25 julho 2006

O Libertino



Nota: 5

Depois de criar uma galeria inesquecível de personagens esdrúxulos e inconformistas, Johnny Depp mergulha no campo do monstruoso no filme O Libertino.

O ator representa o poeta provocador e libertino do século 17 John Wilmot, conde de Rochester, que alcançou a fama literária apenas após sua morte, aos 33 anos, de sífilis e do abuso de álcool.

Uma das poucas coisas notáveis que o diretor Laurence Dunsmore consegue neste seu primeiro filme é fazer com que o protagonista, um homem repulsivo, dotado de apetites sensuais compulsivos, vá ficando mais reconhecível à medida que se torna mais fisicamente grotesco. Um Marques de Sade menor.

O papel representado por Depp possui um poder de sedução espantoso por baixo de sua repulsiva expressão de desdém - trabalho que encontra eco em seus personagens anteriores, como Raoul Duke, Jack Sparrow e Willy Wonka.

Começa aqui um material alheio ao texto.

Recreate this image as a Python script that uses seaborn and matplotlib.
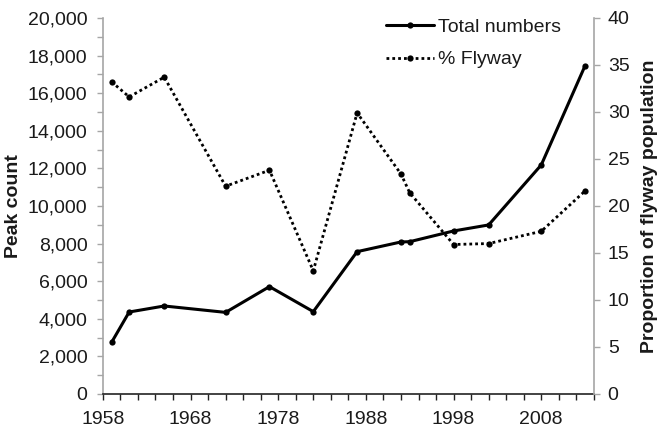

Como seu personagem principal, O Libertino faz certas concessões às expectativas dos espectadores. O longa, filmado como se através de camadas de sujeira, adota abordagem totalmente diferente da de outros trabalhos de época, como por exemplo Shakespeare Apaixonado.

O filme começa com um monólogo de Wilmot, que foi um escritor hedonista que escandalizou a corte inglesa no século 17 com seu comportamento libidinoso. Ele se apresenta ao público falando diretamente à câmera. Ao final, vaticina: "Vocês não irão gostar de mim".

Para um filme de época, gênero recheado de histórias açucaradas e heroínas adoráveis, é um início promissor. Mas, ao longo da maior parte da projeção, o personagem se revela mais palatável do que sua apresentação faria supor, um libertino em crise existencial e de bom coração.

Baseado em uma peça teatral, O Libertino caminha com elegância em seus dois primeiros atos. No terceiro, porém, há uma virada brusca no caráter de Wilmot, e a narrativa desanda. É como se o filme se sentisse na obrigação de justificar o monólogo inicial, de se apresentar como um antídoto ao filme de época tradicional.

Favorito na corte do rei Charles 2o. (John Malkovich, que representou o papel-título na estréia da peça nos EUA), Rochester aceita a encomenda de escrever uma obra literária importante para o rei.

No lugar de pôr mãos à obra, porém, ele continua a dedicar seu tempo à bebida e ao sexo. Entre uma escapada e outra, troca farpas pornográficas com os escritores George Etherege (Tom Hollander) e Charles Sackville (Johnny Vegas).

Ele sai um pouco dessa rotina de libertinagem quando vê a atriz principiante Lizzie Barry (Samantha Morton) ser vaiada fora do palco. Ela faz parte da primeira geração de mulheres a atuar no teatro, e Rochester decide convertê-la numa das grandes estrelas dos palcos londrinos.

Conhecido por sua honestidade brutal, ele exige verdade das atuações de Lizzie, e a atriz obstinadamente independente, superando seus receios, cresce e aparece sob sua tutela. Ao mesmo tempo, torna-se a amante de Rochester, despertando nele uma paixão que ele só irá admitir quando for tarde demais.

Embora seja capaz de ouvir com respeito os conselhos de sua prostituta favorita (Kelly Reilly), o conde trata sua mãe devota (Francesca Annis) com desprezo.

As relações são mais complexas com sua esposa, Elizabeth (Rosamund Pike), que tem plena consciência de suas traições. Pike tem uma boa atuação, mas pouco aproveitada, no papel de mulher cuja relação com Rochester começou na adolescência, quando ela foi raptada pelo conde, e que acaba cuidando dele com devoção.

Apesar de estar quase irreconhecível, com nariz falso e peruca gigantesca, Malkovich representa com intensidade contida o soberano que adere às maravilhas do progresso científico e intelectual. Sob uma aparência de reprovação oficial, ele parece divertir-se com a irreverência da produção literária de Rochester.

Apesar de toda a libertinagem, há algo de convencional na profusão literária dos diálogos deste filme de época sombrio, em que Johnny Depp representa um anti-herói que tenta ser dócil.